Start Data to use

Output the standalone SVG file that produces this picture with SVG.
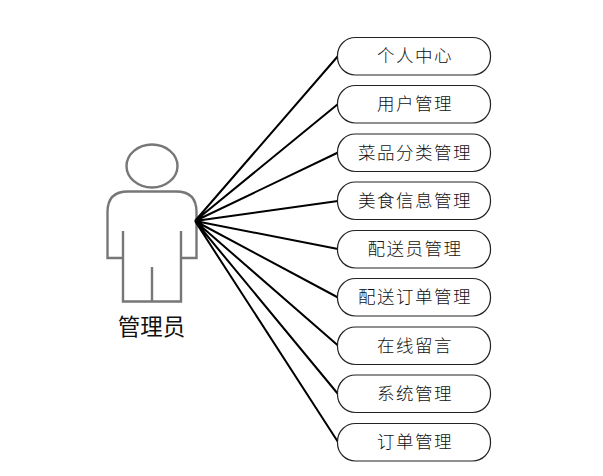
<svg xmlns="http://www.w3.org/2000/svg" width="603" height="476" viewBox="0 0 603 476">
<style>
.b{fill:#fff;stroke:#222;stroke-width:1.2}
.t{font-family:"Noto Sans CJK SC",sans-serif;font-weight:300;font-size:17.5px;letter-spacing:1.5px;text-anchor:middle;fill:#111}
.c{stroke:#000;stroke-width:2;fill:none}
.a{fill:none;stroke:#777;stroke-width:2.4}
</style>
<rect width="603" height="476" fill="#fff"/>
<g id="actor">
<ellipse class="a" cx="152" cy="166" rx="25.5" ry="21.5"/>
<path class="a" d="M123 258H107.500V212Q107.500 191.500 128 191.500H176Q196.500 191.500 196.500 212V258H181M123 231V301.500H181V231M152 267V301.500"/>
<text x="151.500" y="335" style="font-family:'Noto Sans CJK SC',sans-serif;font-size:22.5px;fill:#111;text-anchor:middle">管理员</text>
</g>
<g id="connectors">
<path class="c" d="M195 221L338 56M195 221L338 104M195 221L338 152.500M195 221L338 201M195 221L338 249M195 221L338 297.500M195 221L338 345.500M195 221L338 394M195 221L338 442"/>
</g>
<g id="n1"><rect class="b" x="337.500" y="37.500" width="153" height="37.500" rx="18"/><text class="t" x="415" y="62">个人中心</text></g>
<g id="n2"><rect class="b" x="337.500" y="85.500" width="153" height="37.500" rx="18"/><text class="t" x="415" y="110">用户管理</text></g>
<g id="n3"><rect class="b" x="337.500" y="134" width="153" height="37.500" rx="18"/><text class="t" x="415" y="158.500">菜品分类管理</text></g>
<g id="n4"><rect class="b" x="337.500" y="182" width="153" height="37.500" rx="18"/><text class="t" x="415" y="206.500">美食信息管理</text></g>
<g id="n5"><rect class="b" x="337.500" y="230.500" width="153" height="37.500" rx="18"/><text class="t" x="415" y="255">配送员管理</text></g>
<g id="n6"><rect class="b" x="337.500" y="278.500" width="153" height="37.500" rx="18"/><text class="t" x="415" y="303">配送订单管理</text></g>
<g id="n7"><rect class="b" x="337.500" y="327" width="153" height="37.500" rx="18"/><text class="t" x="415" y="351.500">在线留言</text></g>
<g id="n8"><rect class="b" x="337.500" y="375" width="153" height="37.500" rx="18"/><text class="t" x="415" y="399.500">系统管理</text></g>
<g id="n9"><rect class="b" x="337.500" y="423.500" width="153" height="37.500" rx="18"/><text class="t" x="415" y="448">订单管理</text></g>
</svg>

End Data to use
Start Data to use

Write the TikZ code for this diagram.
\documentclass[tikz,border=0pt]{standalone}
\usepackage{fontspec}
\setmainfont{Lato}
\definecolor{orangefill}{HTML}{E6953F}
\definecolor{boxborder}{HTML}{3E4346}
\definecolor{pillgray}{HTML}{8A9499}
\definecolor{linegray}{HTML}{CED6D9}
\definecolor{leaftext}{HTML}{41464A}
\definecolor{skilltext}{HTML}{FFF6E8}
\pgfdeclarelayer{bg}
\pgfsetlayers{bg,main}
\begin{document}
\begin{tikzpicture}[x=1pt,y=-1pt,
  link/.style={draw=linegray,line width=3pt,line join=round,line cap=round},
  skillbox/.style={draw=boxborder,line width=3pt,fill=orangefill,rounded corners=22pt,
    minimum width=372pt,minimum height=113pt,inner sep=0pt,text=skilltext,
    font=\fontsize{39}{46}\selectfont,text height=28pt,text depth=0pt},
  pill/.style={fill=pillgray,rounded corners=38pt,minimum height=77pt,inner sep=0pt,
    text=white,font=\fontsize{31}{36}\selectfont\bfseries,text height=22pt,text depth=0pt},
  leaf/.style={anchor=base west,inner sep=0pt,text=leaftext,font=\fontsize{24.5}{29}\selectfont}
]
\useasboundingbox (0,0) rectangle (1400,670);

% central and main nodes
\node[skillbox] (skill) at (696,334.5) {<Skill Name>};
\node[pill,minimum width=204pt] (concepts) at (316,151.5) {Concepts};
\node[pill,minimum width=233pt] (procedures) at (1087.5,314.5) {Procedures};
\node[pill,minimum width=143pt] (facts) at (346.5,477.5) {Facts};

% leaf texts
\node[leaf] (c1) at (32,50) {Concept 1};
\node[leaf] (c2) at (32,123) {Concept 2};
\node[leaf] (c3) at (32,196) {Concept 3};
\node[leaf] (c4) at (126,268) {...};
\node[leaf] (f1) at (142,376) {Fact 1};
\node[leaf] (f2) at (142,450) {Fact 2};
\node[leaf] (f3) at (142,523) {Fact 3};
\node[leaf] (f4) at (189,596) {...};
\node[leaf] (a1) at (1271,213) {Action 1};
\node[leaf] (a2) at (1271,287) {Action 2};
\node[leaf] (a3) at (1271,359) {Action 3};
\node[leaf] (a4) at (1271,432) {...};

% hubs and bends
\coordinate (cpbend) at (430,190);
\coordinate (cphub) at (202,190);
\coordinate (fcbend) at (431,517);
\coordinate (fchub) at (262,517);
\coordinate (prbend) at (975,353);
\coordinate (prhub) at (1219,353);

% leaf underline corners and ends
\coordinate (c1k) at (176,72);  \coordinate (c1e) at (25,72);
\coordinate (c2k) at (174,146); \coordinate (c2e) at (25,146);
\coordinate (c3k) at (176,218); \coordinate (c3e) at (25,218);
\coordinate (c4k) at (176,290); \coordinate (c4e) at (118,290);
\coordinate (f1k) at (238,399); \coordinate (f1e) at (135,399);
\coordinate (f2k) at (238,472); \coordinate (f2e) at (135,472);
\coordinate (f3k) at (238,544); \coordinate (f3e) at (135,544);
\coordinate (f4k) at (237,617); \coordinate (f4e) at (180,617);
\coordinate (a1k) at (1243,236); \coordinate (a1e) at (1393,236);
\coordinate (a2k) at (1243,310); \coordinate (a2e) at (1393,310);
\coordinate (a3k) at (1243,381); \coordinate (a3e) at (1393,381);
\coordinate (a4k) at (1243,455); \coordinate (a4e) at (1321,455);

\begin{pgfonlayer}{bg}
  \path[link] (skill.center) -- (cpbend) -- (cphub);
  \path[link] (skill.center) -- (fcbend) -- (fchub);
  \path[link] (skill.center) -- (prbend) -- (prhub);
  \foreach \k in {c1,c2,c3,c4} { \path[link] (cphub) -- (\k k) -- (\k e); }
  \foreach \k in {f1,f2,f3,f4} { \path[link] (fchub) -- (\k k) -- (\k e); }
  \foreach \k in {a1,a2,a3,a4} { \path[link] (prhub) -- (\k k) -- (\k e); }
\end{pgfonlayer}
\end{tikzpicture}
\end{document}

End Data to use
Start Data to use

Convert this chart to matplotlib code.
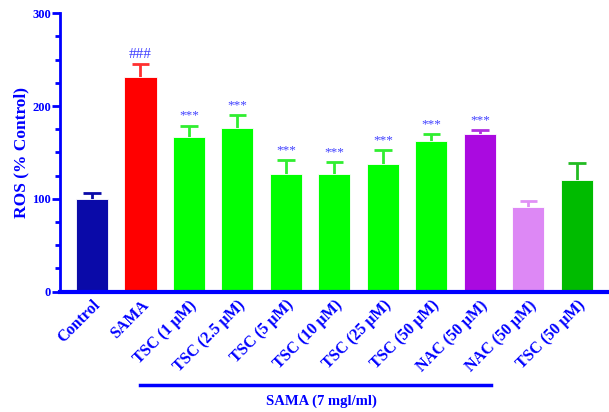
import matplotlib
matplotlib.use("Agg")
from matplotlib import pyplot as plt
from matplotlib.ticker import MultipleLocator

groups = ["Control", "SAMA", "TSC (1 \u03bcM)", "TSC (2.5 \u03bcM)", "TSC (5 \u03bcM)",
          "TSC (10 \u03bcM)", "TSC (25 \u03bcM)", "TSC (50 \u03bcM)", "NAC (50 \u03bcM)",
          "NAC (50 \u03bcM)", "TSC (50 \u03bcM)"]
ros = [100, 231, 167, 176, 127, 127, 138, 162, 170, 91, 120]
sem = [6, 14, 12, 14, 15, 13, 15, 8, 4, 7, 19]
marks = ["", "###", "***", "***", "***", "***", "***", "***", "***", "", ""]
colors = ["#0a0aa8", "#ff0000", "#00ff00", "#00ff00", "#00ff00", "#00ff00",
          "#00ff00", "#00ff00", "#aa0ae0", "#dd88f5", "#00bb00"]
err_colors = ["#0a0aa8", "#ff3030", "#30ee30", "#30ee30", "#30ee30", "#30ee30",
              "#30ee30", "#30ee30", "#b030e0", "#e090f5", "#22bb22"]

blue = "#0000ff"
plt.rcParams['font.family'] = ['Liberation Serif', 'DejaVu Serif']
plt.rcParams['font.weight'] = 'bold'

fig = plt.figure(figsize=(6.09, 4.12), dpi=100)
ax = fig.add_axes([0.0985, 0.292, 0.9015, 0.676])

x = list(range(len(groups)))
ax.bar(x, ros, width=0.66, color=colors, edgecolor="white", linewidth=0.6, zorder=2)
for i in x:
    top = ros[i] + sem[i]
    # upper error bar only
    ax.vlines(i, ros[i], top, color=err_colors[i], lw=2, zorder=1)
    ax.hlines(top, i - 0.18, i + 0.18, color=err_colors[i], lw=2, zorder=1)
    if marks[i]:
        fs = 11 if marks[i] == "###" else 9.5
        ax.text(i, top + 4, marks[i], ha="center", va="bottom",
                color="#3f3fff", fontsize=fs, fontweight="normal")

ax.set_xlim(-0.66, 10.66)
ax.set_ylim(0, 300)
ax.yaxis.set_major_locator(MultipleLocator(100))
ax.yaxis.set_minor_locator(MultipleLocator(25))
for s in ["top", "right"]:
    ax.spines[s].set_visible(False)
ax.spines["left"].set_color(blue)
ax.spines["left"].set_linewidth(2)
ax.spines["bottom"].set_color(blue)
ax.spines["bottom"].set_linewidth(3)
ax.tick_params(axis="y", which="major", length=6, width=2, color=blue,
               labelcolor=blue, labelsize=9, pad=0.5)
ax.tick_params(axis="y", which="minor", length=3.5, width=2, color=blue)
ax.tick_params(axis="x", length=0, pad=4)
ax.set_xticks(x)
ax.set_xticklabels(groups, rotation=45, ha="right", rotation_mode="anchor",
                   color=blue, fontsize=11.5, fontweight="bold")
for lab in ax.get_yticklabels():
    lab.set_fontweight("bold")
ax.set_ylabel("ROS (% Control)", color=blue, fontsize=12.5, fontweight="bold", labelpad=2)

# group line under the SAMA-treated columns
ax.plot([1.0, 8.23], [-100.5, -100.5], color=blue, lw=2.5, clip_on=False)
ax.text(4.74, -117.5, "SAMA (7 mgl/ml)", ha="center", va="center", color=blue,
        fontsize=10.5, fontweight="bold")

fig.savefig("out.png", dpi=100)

End Data to use

→ Objective: How many of the lines in the listing above hold the word "matplotlib"? Report only that figure.

→ Solution to this exercise: 5